We study the transport of Brownian particles through a corrugated channel caused by a force field containing curl-free (scalar potential) and divergence-free (vector potential) parts. We develop a generalized Fick-Jacobs approach leading to an effective one-dimensional description involving the potential of mean force. As an application, the interplay of a pressure-driven flow and an oppositely oriented constant bias is considered. We show that for certain parameters, the particle diffusion is significantly suppressed via the property of hydrodynamically enforced entropic particle trapping.

Figure 1

A segment of the corrugated channel at cross section $z=0$, confining the overdamped motion of pointlike Brownian particles. The wiggling profiles are given by periodic functions ${\omega }_{\pm }(x)$, see Eq. (11); a unit cell is marked by the separating dashed lines. The quantities $\Delta \omega$ and $\Delta \Omega$ denote the minimal and maximal channel widths, respectively.
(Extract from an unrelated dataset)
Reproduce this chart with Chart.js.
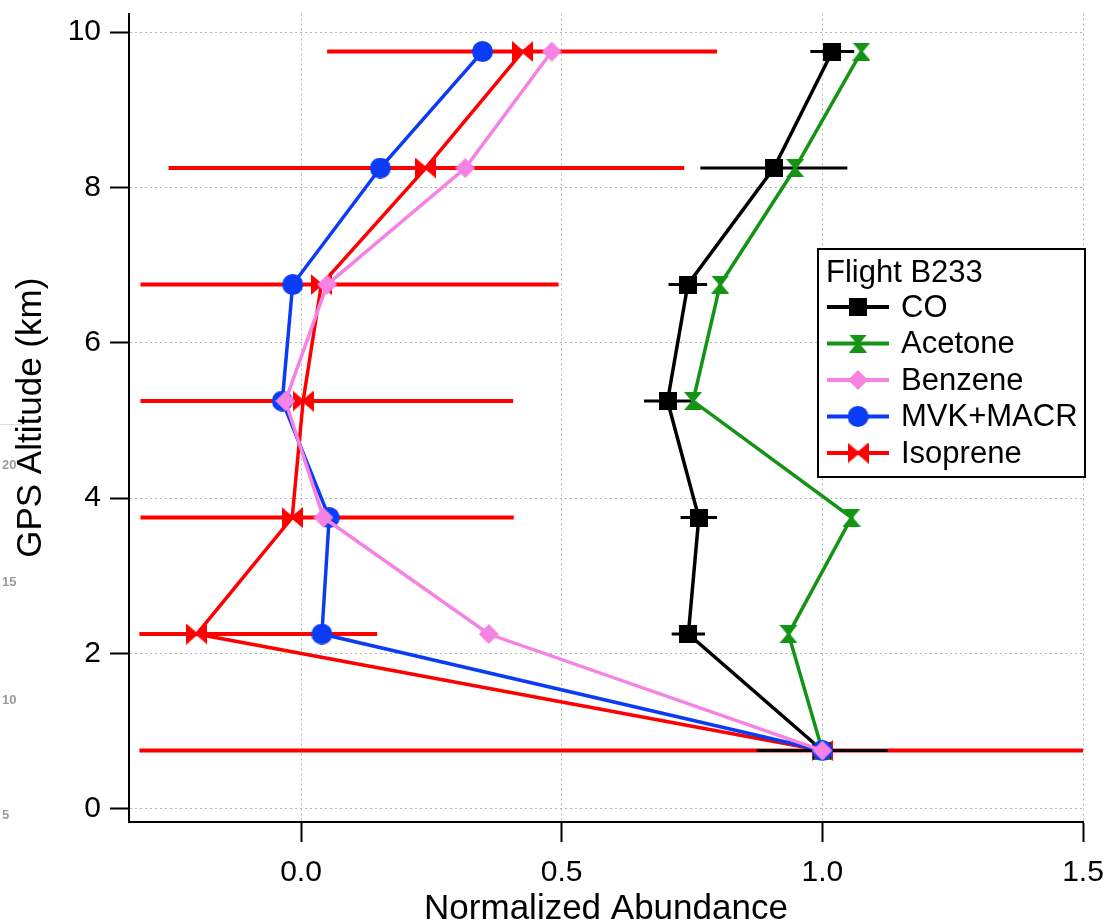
<!DOCTYPE html>
<html>
<head>
<meta charset="utf-8">
<script src="https://cdn.jsdelivr.net/npm/chart.js@4.4.1/dist/chart.umd.min.js"></script>
<style>
  html, body { margin: 0; padding: 0; background: #fff; }
  #wrap { position: relative; width: 1107px; height: 924px; overflow: hidden; }
  .stray { position: absolute; left: 2px; font: bold 13px "Liberation Sans", Arial, sans-serif; color: #9a9a9a; }
  .strayline { position: absolute; left: 0; top: 424px; width: 26px; height: 1px; background: #ddd; }
</style>
</head>
<body>
<div id="wrap">
  <canvas id="chart" width="1107" height="924"></canvas>
  <div class="strayline"></div>
  <div class="stray" style="top:457px">20</div>
  <div class="stray" style="top:574px">15</div>
  <div class="stray" style="top:692px">10</div>
  <div class="stray" style="top:807px">5</div>
</div>
<script>
// altitude bins (km) and normalized abundances
const altitude = [9.75, 8.25, 6.75, 5.25, 3.75, 2.25, 0.75];
const coValues = [1.019, 0.907, 0.742, 0.703, 0.763, 0.743, 1.0];
const coError = [0.042, 0.141, 0.037, 0.045, 0.035, 0.032, 0.126];
const acetoneValues = [1.075, 0.948, 0.804, 0.752, 1.056, 0.935, 1.0];
const benzeneValues = [0.481, 0.315, 0.05, -0.03, 0.043, 0.36, 1.0];
const mvkMacrValues = [0.348, 0.152, -0.016, -0.036, 0.054, 0.04, 1.0];
const isopreneValues = [0.425, 0.239, 0.039, 0.004, -0.017, -0.2, 1.0];
const isopreneLow = [0.05, -0.254, -0.308, -0.308, -0.308, -0.31, -0.31];
const isopreneHigh = [0.798, 0.735, 0.494, 0.407, 0.408, 0.146, 1.6];
const xTicks = [0, 0.5, 1.0, 1.5];
const yTicks = [0, 2, 4, 6, 8, 10];

const FONT = '"Liberation Sans", Arial, sans-serif';

function makeMarker(kind, color, w, h) {
  const c = document.createElement('canvas');
  c.width = w; c.height = h;
  const g = c.getContext('2d');
  g.fillStyle = color;
  g.beginPath();
  if (kind === 'square') g.rect(0, 0, w, h);
  if (kind === 'circle') g.arc(w / 2, h / 2, w / 2, 0, Math.PI * 2);
  if (kind === 'diamond') {
    g.moveTo(w / 2, 0); g.lineTo(w, h / 2); g.lineTo(w / 2, h); g.lineTo(0, h / 2); g.closePath();
  }
  if (kind === 'hourglass') {
    g.moveTo(0, 0); g.lineTo(w, 0); g.lineTo(w / 2 + 1.5, h / 2); g.lineTo(w / 2 - 1.5, h / 2); g.closePath();
    g.moveTo(w / 2 - 1.5, h / 2); g.lineTo(w / 2 + 1.5, h / 2); g.lineTo(w, h); g.lineTo(0, h); g.closePath();
  }
  if (kind === 'bowtie') {
    g.moveTo(0, 0); g.lineTo(w / 2, h / 2 - 1.5); g.lineTo(w / 2, h / 2 + 1.5); g.lineTo(0, h); g.closePath();
    g.moveTo(w, 0); g.lineTo(w / 2, h / 2 - 1.5); g.lineTo(w / 2, h / 2 + 1.5); g.lineTo(w, h); g.closePath();
  }
  g.fill();
  return c;
}

const colors = { co: '#000000', acetone: '#149414', benzene: '#f683e3', mvk: '#0a3cf5', isoprene: '#ff0000' };
const markers = {
  co: makeMarker('square', colors.co, 18, 18),
  acetone: makeMarker('hourglass', colors.acetone, 18, 18),
  benzene: makeMarker('diamond', colors.benzene, 20, 20),
  mvk: makeMarker('circle', colors.mvk, 21, 21),
  isoprene: makeMarker('bowtie', colors.isoprene, 21, 21)
};

function points(values) {
  return values.map((v, i) => ({ x: v, y: altitude[i] }));
}

function barPoints(lo, hi) {
  const out = [];
  altitude.forEach((a, i) => {
    out.push({ x: lo[i], y: a }, { x: hi[i], y: a }, { x: null, y: null });
  });
  return out;
}

function series(label, key, values, order) {
  return {
    label: label,
    data: points(values),
    showLine: true,
    borderColor: colors[key],
    backgroundColor: colors[key],
    borderWidth: 3.5,
    pointStyle: markers[key],
    pointRadius: 10,
    order: order
  };
}

function errorBars(label, key, lo, hi, width, order) {
  return {
    label: label,
    data: barPoints(lo, hi),
    showLine: true,
    spanGaps: false,
    borderColor: colors[key],
    borderWidth: width,
    pointRadius: 0,
    order: order
  };
}

const legendRows = [
  ['CO', 'co'], ['Acetone', 'acetone'], ['Benzene', 'benzene'], ['MVK+MACR', 'mvk'], ['Isoprene', 'isoprene']
];

const boxLegend = {
  id: 'boxLegend',
  afterDraw(chart) {
    const ctx = chart.ctx;
    ctx.save();
    ctx.fillStyle = '#fff';
    ctx.fillRect(818, 249, 267, 228);
    ctx.strokeStyle = '#000';
    ctx.lineWidth = 2;
    ctx.strokeRect(818, 249, 267, 228);
    ctx.fillStyle = '#000';
    ctx.font = '31px ' + FONT;
    ctx.textBaseline = 'alphabetic';
    ctx.fillText('Flight B233', 826, 282);
    legendRows.forEach((row, i) => {
      const y = 307 + i * 36.5;
      ctx.strokeStyle = colors[row[1]];
      ctx.lineWidth = 4;
      ctx.beginPath();
      ctx.moveTo(827, y);
      ctx.lineTo(889, y);
      ctx.stroke();
      const m = markers[row[1]];
      ctx.drawImage(m, 858 - m.width / 2, y - m.height / 2);
      ctx.fillStyle = '#000';
      ctx.textBaseline = 'middle';
      ctx.fillText(row[0], 901, y + 1);
    });
    ctx.restore();
  }
};

function noEdgePadding(s) {
  s.paddingTop = 0;
  s.paddingBottom = 0;
  s.paddingLeft = 0;
  s.paddingRight = 0;
}

function createChart() {
  new Chart(document.getElementById('chart'), {
    type: 'scatter',
    data: {
      datasets: [
        series('Benzene', 'benzene', benzeneValues, 0),
        series('MVK+MACR', 'mvk', mvkMacrValues, 1),
        series('Acetone', 'acetone', acetoneValues, 2),
        series('CO', 'co', coValues, 3),
        errorBars('CO error', 'co', coValues.map((v, i) => v - coError[i]), coValues.map((v, i) => v + coError[i]), 3, 4),
        series('Isoprene', 'isoprene', isopreneValues, 5),
        errorBars('Isoprene error', 'isoprene', isopreneLow, isopreneHigh, 4, 6)
      ]
    },
    options: {
      responsive: false,
      animation: false,
      layout: { padding: { left: 0, right: 24, top: 10, bottom: 0 } },
      plugins: { legend: { display: false }, tooltip: { enabled: false } },
      scales: {
        x: {
          type: 'linear',
          min: -0.33,
          max: 1.5,
          afterBuildTicks: (s) => { s.ticks = xTicks.map(v => ({ value: v })); },
          afterFit: (s) => { s.height = 102; noEdgePadding(s); },
          ticks: { callback: (v) => Number(v).toFixed(1), color: '#000', font: { family: FONT, size: 30 }, padding: 13, maxRotation: 0, autoSkip: false },
          grid: { color: '#b4b4b4', lineWidth: 1, tickLength: 20, tickColor: '#000', tickWidth: 2 },
          border: { display: true, color: '#000', width: 2, dash: [2, 3] },
          title: { display: true, text: 'Normalized Abundance', color: '#000', font: { family: FONT, size: 35, lineHeight: 1 }, padding: { top: 0, bottom: -3 } }
        },
        y: {
          type: 'linear',
          min: -0.17,
          max: 10.24,
          afterBuildTicks: (s) => { s.ticks = yTicks.map(v => ({ value: v })); },
          afterFit: (s) => { s.width = 129; noEdgePadding(s); },
          ticks: { color: '#000', font: { family: FONT, size: 30 }, padding: 9 },
          grid: { color: '#b4b4b4', lineWidth: 1, tickLength: 19, tickColor: '#000', tickWidth: 2 },
          border: { display: true, color: '#000', width: 2, dash: [2, 3] },
          title: { display: true, text: 'GPS Altitude (km)', color: '#000', font: { family: FONT, size: 35, lineHeight: 1 }, padding: { top: 14, bottom: 0 } }
        }
      }
    },
    plugins: [boxLegend]
  });
}

document.addEventListener('DOMContentLoaded', createChart);
</script>
</body>
</html>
The field lines depict a typical external force field $\mathbf{F}(\mathbf{r})$, acting on the particles which are the result of a competition of a constant bias $f$ and an oppositely oriented divergence-free force from the driven solvent induced by a pressure $p(\mathbf{r})$ with pressure change $\Delta p$ along a unit cell. This results both in vortices and stagnation points, note the dots.

Figure 2

Comparison of Brownian dynamics simulations (markers) based on Eqs. (1, 2) with the Fick-Jacobs approximation (lines) for a corrugated channel with the profiles given by Eq. (11) for $\Delta \Omega =0.5$ and $\Delta \omega =0.1$. Panel (a): Mean particle velocity $⟨\dot{x}⟩$ versus pressure drop $\Delta p$ for different force magnitudes $f$. The solid line corresponds to $f=0$, Eq. (12), the dashed lines represent Eq. (7) for $f\ne 0$. Panel (b): The dependence of $f_{\mathrm{cr}}$ on $\Delta p_{\mathrm{cr}}$ for different $\delta$ is depicted [lines: Eq. (14)]. Panel (c): Effective diffusion $D_{\mathrm{eff}}$ as a function of $\Delta p$ for different $f$ [lines: Eq. (8)] and the horizontal dashed-dotted line corresponds to $D_{\mathrm{eff}}=D_0$. Panel (d): Stationary joint PDF $P(x,y)$ (color coding) obtained via direct simulation of Eqs. (1, 3, 10), and force field $\mathbf{F}(\mathbf{r})$ (lines) for $f={10}^2$ and $\Delta p=6.5\times {10}^4$, showing hydrodynamically enforced entropic trapping.

Figure 3

Snapshot of marginal PDF $P(x,t)$ at $t=100$ for different force strengths $f$ in units of $f_{\mathrm{cr}}=100$ in a corrugated channel with $\Delta \omega =0.1$. The width of $P(x,t)$ is several magnitudes smaller compared to the case of unbounded geometry $\propto D_{0}t$. Inset: Péclet number $|⟨\dot{x}⟩|/D_{\mathrm{eff}}$ versus $f/f_{\mathrm{cr}}$ for $\delta =0.2$ and $\delta =1$ (straight channel). The maximum width $\Delta \Omega =0.5$ and $\Delta p=6.5\times {10}^4$ are kept fixed.